Tavan ek ödeme oranı uzman hekim için 7, pratisyen tabip ve diş tabipleri için 5 iken, tüm sağlık çalışanları için 1,5 özellikli birimler için 2 olarak belirlenmiş durumda.

"Döner sermayeden yapılacak ek ödemenin oranı" yeniden belirlenmelidir. Bir kere bu oran adaletli bir oran değildir. Bu oran sağlık çalışanlarının ihmal edildiğini, emeğinin değersizleştirildiğini ortaya koyan önemli bir göstergedir. Sağlık çalışanından uzman hekim 4.6 kat, hekim de 3,3 kat daha fazla ek ödeme almaktadır. Dolayısıyla da kaliteli ve verimli hizmet sunumunu teşvik etmek amacı işin en başında baltalanmış-sabote edilmiş oluyor. Buradaki adaletsizlik sağlık çalışanını yok sayma emeğini değersizleştirme, bir diğerinin emeğini kutsama anlayışını ortadan kaldıracak düzeyde tavan ek ödemede oranları ve katsayıları sağlık çalışanları lehine arttırılmalıdır.
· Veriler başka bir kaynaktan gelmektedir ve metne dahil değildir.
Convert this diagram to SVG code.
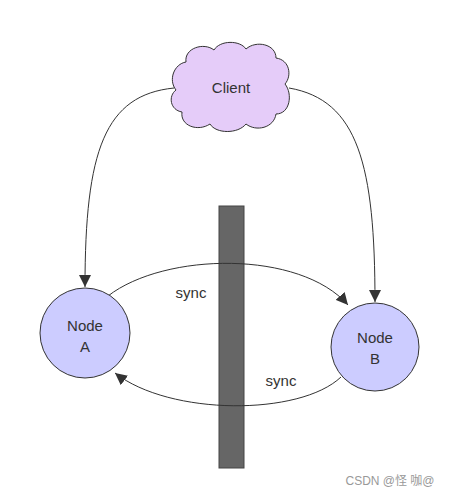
<svg xmlns="http://www.w3.org/2000/svg" width="456" height="498" viewBox="0 0 456 498">
<style>
.lbl{font-family:"Liberation Sans",Arial,sans-serif;font-size:15px;fill:#333;text-anchor:middle}
.node{fill:#ccccff;stroke:#333;stroke-width:1}
.edge{fill:none;stroke:#333;stroke-width:1}
</style>
<defs>
<marker id="arr" viewBox="0 0 12 12" refX="12" refY="6" markerWidth="12" markerHeight="12" markerUnits="userSpaceOnUse" orient="auto">
<path d="M0,0 L12,6 L0,12 z" fill="#333"/>
</marker>
</defs>
<rect width="456" height="498" fill="#fff"/>
<g id="barrier">
<rect x="219" y="206" width="25" height="262" fill="#666" stroke="#444"/>
</g>
<g id="connectors">
<path class="edge" d="M174 88 C105 95 85 150 85 287" marker-end="url(#arr)"/>
<path class="edge" d="M289 88 C358 100 375 165 375 302" marker-end="url(#arr)"/>
<path class="edge" d="M108 296 C165 252 300 250 348 305" marker-end="url(#arr)"/>
<path class="edge" d="M341 377 C300 416 170 416 115 373" marker-end="url(#arr)"/>
<text class="lbl" x="191" y="298">sync</text>
<text class="lbl" x="281" y="386">sync</text>
</g>
<g id="client">
<path d="M186 62 C184 48 204 42 214 50 C220 40 240 40 246 49 C256 40 276 44 276 58 C290 60 292 76 285 84 C293 94 290 114 276 114 C274 128 256 132 246 124 C238 134 216 134 210 124 C198 132 180 126 182 112 C170 110 168 96 176 90 C168 80 174 64 186 62 Z" fill="#e5ccf9" stroke="#333" stroke-width="1"/>
<text class="lbl" x="231" y="93">Client</text>
</g>
<g id="nodeA">
<circle class="node" cx="85" cy="333" r="45"/>
<text class="lbl" x="85" y="331">Node</text>
<text class="lbl" x="85" y="352">A</text>
</g>
<g id="nodeB">
<circle class="node" cx="375" cy="347" r="44"/>
<text class="lbl" x="375" y="343">Node</text>
<text class="lbl" x="375" y="364">B</text>
</g>
<text x="390" y="485" style="font-family:'Liberation Sans','Noto Sans CJK SC',sans-serif;font-size:12px;fill:#999;text-anchor:middle">CSDN @怪 咖@</text>
</svg>
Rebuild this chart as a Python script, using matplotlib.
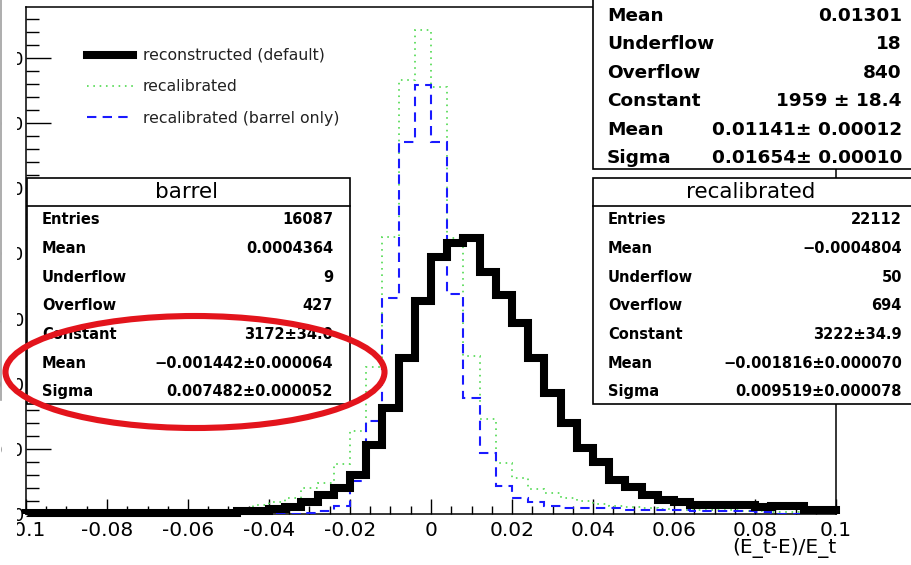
import numpy as np
import matplotlib.pyplot as plt
from matplotlib.patches import Rectangle, Ellipse
from matplotlib.lines import Line2D
from matplotlib.ticker import MultipleLocator, FuncFormatter

plt.rcParams['axes.unicode_minus'] = False

# histogram range / binning (50 bins from -0.1 to 0.1)
x_lo, x_hi, n_bins = -0.1, 0.1, 50

# counts per bin
reco_default = [4, 5, 5, 6, 5, 6, 6, 7, 7, 8, 8, 9, 10,
                23, 25, 38, 54, 92, 146, 200, 300, 531, 815, 1200, 1638,
                1976, 2084, 2115, 1861, 1684, 1469, 1200, 931, 700, 508,
                400, 262, 208, 146, 108, 92, 69, 69, 69, 69, 54, 62, 62,
                31, 31]
recalib = [2, 2, 3, 3, 3, 4, 4, 5, 6, 8, 10, 15, 23,
           38, 69, 92, 123, 200, 238, 385, 638, 1130, 2123, 3330, 3714,
           3276, 2115, 1215, 731, 392, 277, 192, 161, 123, 100, 77, 62,
           54, 46, 38, 31, 31, 31, 31, 23, 23, 15, 15, 15, 15]
recalib_barrel = [0, 0, 0, 0, 0, 0, 0, 0, 0, 0, 0, 0, 0, 0, 0, 0, 0,
                  8, 23, 62, 254, 715, 1661, 2853, 3291, 2853, 1692, 892,
                  469, 215, 123, 92, 62, 46, 46, 46, 46, 31, 31, 31, 31,
                  23, 23, 23, 23, 15, 0, 0, 0, 0]

legend_labels = ['reconstructed (default)', 'recalibrated',
                 'recalibrated (barrel only)']

# stats boxes
top_names = ['Mean', 'Underflow', 'Overflow', 'Constant', 'Mean', 'Sigma']
top_vals = ['0.01301', '18', '840', '1959 \u00b1 18.4',
            '0.01141\u00b1 0.00012', '0.01654\u00b1 0.00010']
box_names = ['Entries', 'Mean', 'Underflow', 'Overflow', 'Constant',
             'Mean', 'Sigma']
barrel_vals = ['16087', '0.0004364', '9', '427', '3172\u00b134.0',
               '\u22120.001442\u00b10.000064', '0.007482\u00b10.000052']
recal_vals = ['22112', '\u22120.0004804', '50', '694', '3222\u00b134.9',
              '\u22120.001816\u00b10.000070', '0.009519\u00b10.000078']

W, H = 912, 565
fig = plt.figure(figsize=(W / 100, H / 100), dpi=100)
ax = fig.add_axes([26 / W, 1 - 514 / H, 810 / W, 507 / H])

edges = np.linspace(x_lo, x_hi, n_bins + 1)
ax.stairs(recalib, edges, color='#5cdc5c', lw=1.3,
          linestyle=(0, (0.9, 2.6)), label=legend_labels[1], zorder=2)
ax.stairs(recalib_barrel, edges, color='#1a1aff', lw=1.5,
          linestyle=(0, (4.5, 3)), label=legend_labels[2], zorder=3)
ax.stairs(reco_default, edges, color='black', lw=5.8,
          label=legend_labels[0], zorder=4, clip_on=False)

ax.set_xlim(x_lo, x_hi)
ax.set_ylim(0, 3892)
ax.xaxis.set_major_locator(MultipleLocator(0.02))
ax.xaxis.set_minor_locator(MultipleLocator(0.005))
ax.xaxis.set_major_formatter(
    FuncFormatter(lambda v, p: '%g' % (round(v, 6) + 0.0)))
ax.yaxis.set_major_locator(MultipleLocator(500))
ax.yaxis.set_minor_locator(MultipleLocator(100))
ax.tick_params(axis='x', which='major', direction='in', length=10.8,
               width=1, labelsize=14.5, pad=5)
ax.tick_params(axis='x', which='minor', direction='in', length=5.8, width=1)
ax.tick_params(axis='y', which='major', direction='in', length=18,
               width=1, labelsize=13, pad=1.5)
ax.tick_params(axis='y', which='minor', direction='in', length=9.4, width=1)
for s in ax.spines.values():
    s.set_linewidth(1.1)

handles, labels = ax.get_legend_handles_labels()
order = [2, 0, 1]
leg = ax.legend([handles[i] for i in order], [labels[i] for i in order],
                loc='upper left', bbox_to_anchor=(87 / W, 1 - 48 / H),
                bbox_transform=fig.transFigure, frameon=False,
                fontsize=11.3, handlelength=2.9, handletextpad=0.65,
                labelspacing=1.05, borderpad=0, borderaxespad=0)
for t in leg.get_texts():
    t.set_color('#222222')

fig.text(837 / W, 1 - 548 / H, '(E_t-E)/E_t', ha='right', va='center',
         fontsize=14.5)

# overlay in pixel coordinates for boxes / annotation
ov = fig.add_axes([0, 0, 1, 1])
ov.set_xlim(0, W)
ov.set_ylim(H, 0)
ov.axis('off')

# cover left of the cut-off y / x labels and the grey border
ov.add_patch(Rectangle((2.5, 0), 14.5, 545, facecolor='white',
                       edgecolor='none', zorder=1))
ov.add_line(Line2D([1.5, 1.5], [0, 400], color='#a0a0a0', lw=1.2))

# top-right stats box (cut at the top)
ov.add_patch(Rectangle((593, -10), 340, 179, facecolor='white',
                       edgecolor='black', lw=1.2, zorder=2))
for i, (n, v) in enumerate(zip(top_names, top_vals)):
    y = 16 + 28.4 * i
    ov.text(607, y, n, fontsize=13.3, fontweight='bold', va='center',
            zorder=3)
    ov.text(902, y, v, fontsize=13.3, fontweight='bold', va='center',
            ha='right', zorder=3)


def stat_box(x0, x1, title, vals, right):
    ov.add_patch(Rectangle((x0, 178), x1 - x0, 226, facecolor='white',
                           edgecolor='black', lw=1.2, zorder=2))
    ov.add_line(Line2D([x0, x1], [206, 206], color='black', lw=1.2,
                       zorder=3))
    ov.text((x0 + min(x1, W)) / 2 - 2, 192, title, fontsize=15.5,
            ha='center', va='center', zorder=3)
    for i, (n, v) in enumerate(zip(box_names, vals)):
        y = 220 + 28.6 * i
        ov.text(x0 + 15, y, n, fontsize=10.5, fontweight='bold',
                va='center', zorder=3)
        ov.text(right, y, v, fontsize=10.5, fontweight='bold',
                va='center', ha='right', zorder=3)


stat_box(27, 350, 'barrel', barrel_vals, 333)
stat_box(593, 940, 'recalibrated', recal_vals, 902)

ov.add_patch(Ellipse((195, 372), 379, 112, facecolor='none',
                     edgecolor='#e3141c', lw=4.4, zorder=5))

fig.savefig('out.png', dpi=100)
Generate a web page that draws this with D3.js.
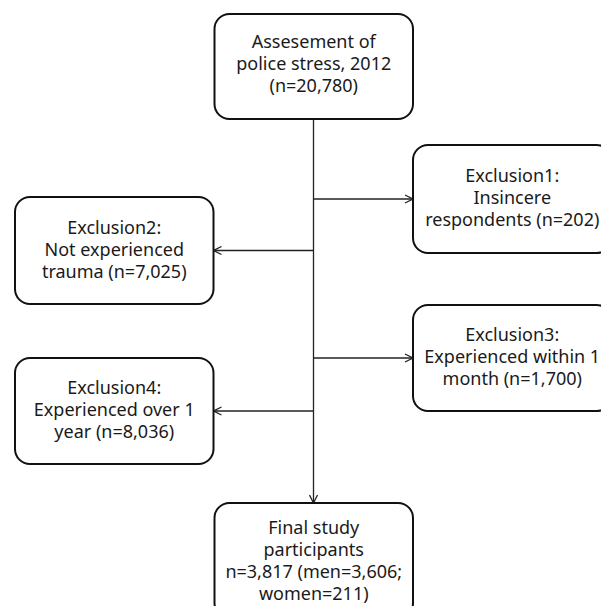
<!DOCTYPE html>
<html>
<head>
<meta charset="utf-8">
<script src="https://cdn.jsdelivr.net/npm/d3@7"></script>
<style>
  html, body { margin: 0; padding: 0; background: #fff; }
  svg { display: block; }
  text { font-family: "Noto Sans", "Open Sans", sans-serif; fill: #1a1a1a; }
</style>
</head>
<body>
<script>
// ---- data ----
const boxIds = ["start", "excl1", "excl2", "excl3", "excl4", "final"];
const boxLines = [
  ["Assesement of", "police stress, 2012", "(n=20,780)"],
  ["Exclusion1:", "Insincere", "respondents (n=202)"],
  ["Exclusion2:", "Not experienced", "trauma (n=7,025)"],
  ["Exclusion3:", "Experienced within 1", "month (n=1,700)"],
  ["Exclusion4:", "Experienced over 1", "year (n=8,036)"],
  ["Final study", "participants", "n=3,817 (men=3,606;", "women=211)"]
];
const counts = [20780, 202, 7025, 1700, 8036, 3817];
const boxSide = ["center", "right", "left", "right", "left", "center"];

// ---- layout ----
const W = 601, H = 606;
const svg = d3.select("body").append("svg").attr("width", W).attr("height", H);

const xCol = d3.scaleOrdinal().domain(["left", "center", "right"]).range([15, 214.5, 413]);
const boxW = 198.5;
const boxTop = d3.scaleOrdinal().domain(boxIds).range([14, 145, 197, 305, 358, 503]);
const boxBot = d3.scaleOrdinal().domain(boxIds).range([119, 253, 304, 411, 464, 618]);
const spineX = 313.5;
const lineH = 22;
const fs = 18;

const defs = svg.append("defs");
defs.append("marker")
  .attr("id", "arr")
  .attr("viewBox", "0 0 10 10")
  .attr("refX", 10).attr("refY", 5)
  .attr("markerWidth", 10).attr("markerHeight", 10)
  .attr("markerUnits", "userSpaceOnUse")
  .attr("orient", "auto")
  .append("path")
  .attr("d", "M2,1 L10,5 L2,9")
  .attr("fill", "none").attr("stroke", "#222").attr("stroke-width", 1.3);

const boxes = boxIds.map((id, i) => ({
  id, lines: boxLines[i], count: counts[i], side: boxSide[i],
  x: xCol(boxSide[i]), y: boxTop(id), h: boxBot(id) - boxTop(id)
}));

// spine
svg.append("line")
  .attr("x1", spineX).attr("x2", spineX)
  .attr("y1", boxBot("start")).attr("y2", boxTop("final"))
  .attr("stroke", "#222").attr("stroke-width", 1.3)
  .attr("marker-end", "url(#arr)");

// branch arrows
boxes.filter(b => b.side !== "center").forEach(b => {
  const cy = b.y + b.h / 2;
  const xEnd = b.side === "right" ? b.x : b.x + boxW;
  svg.append("line")
    .attr("x1", spineX).attr("x2", xEnd)
    .attr("y1", cy).attr("y2", cy)
    .attr("stroke", "#222").attr("stroke-width", 1.3)
    .attr("marker-end", "url(#arr)");
});

// boxes
const g = svg.selectAll("g.box").data(boxes).join("g").attr("class", "box");
g.append("rect")
  .attr("x", d => d.x).attr("y", d => d.y)
  .attr("width", boxW).attr("height", d => d.h)
  .attr("rx", 15).attr("ry", 15)
  .attr("fill", "#fff").attr("stroke", "#111").attr("stroke-width", 2);

g.each(function(d) {
  const n = d.lines.length;
  const cx = d.x + boxW / 2;
  const cy = d.id === "final" ? d.y + 25 + (n - 1) * lineH / 2
           : d.id === "start" ? d.y + d.h / 2 - 3
           : d.y + d.h / 2 - 1;
  const t = d3.select(this).append("text")
    .attr("text-anchor", "middle")
    .attr("font-size", fs);
  d.lines.forEach((ln, i) => {
    t.append("tspan")
      .attr("x", cx)
      .attr("y", cy + (i - (n - 1) / 2) * lineH)
      .attr("dy", "0.35em")
      .text(ln);
  });
});
</script>
</body>
</html>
Yönetmeliğin amacında belirlenmiş olan “çalışma şartları ve süresi”  “yapılacak ek ödemenin oran, usul ve esaslarını belirlemek” hükmünü uygulamaya koyarken iş yükü açısından bakıp, Avrupa

Bölgesi ülkelerinde bir hekim- dört hemşire standardı kabul edilmiş ve uygulamaya konulmuştur.

Ülkemizde ise bu oran bir hekim - bir hemşire şeklindedir.

Bu durum ülkemizde daha fazla hekime ihtiyaç olmakla birlikte çok daha fazla hemşireye ihtiyaç olduğu gerçeğini gözler önüne sermektedir. Bir hemşirenin 24 saat esaslı 12-13 saat nöbet tutmaktadır. Eğer siz çalışma şartları ve süresini, yapılacak olan ek ödemenin ‘oranını’ belirlerken dikkate almazsanız sonuç “çalıştığının karşılığı değil elde kalan paradan payına düşene razı olacaksına” çıkar.

 Performansın mantık ve mantalitesinde üretilen hizmet karşılığında tanımlanmış bir değer olmalı ve bu değere karşılık gelen önceden belirlenmiş bir ücret olmalıdır. 

Hali hazırda olduğu gibi kurum personeli içerisinde oluşturulan bir rekabet ve buna karşılık sabit olan bir bütçeden birinin payını azaltarak bir diğerinin payını arttırma yönteminden başka bir şey değildir.

 Ürettiğin hizmet oranında alacağın ücret belirlenmiş bir rakam ise bunun adı performans olabilir ancak belirlenmemiş değişken bir ücret ise bunun adı "sağlıkta aldatmada gelinen son nokta" olabilir.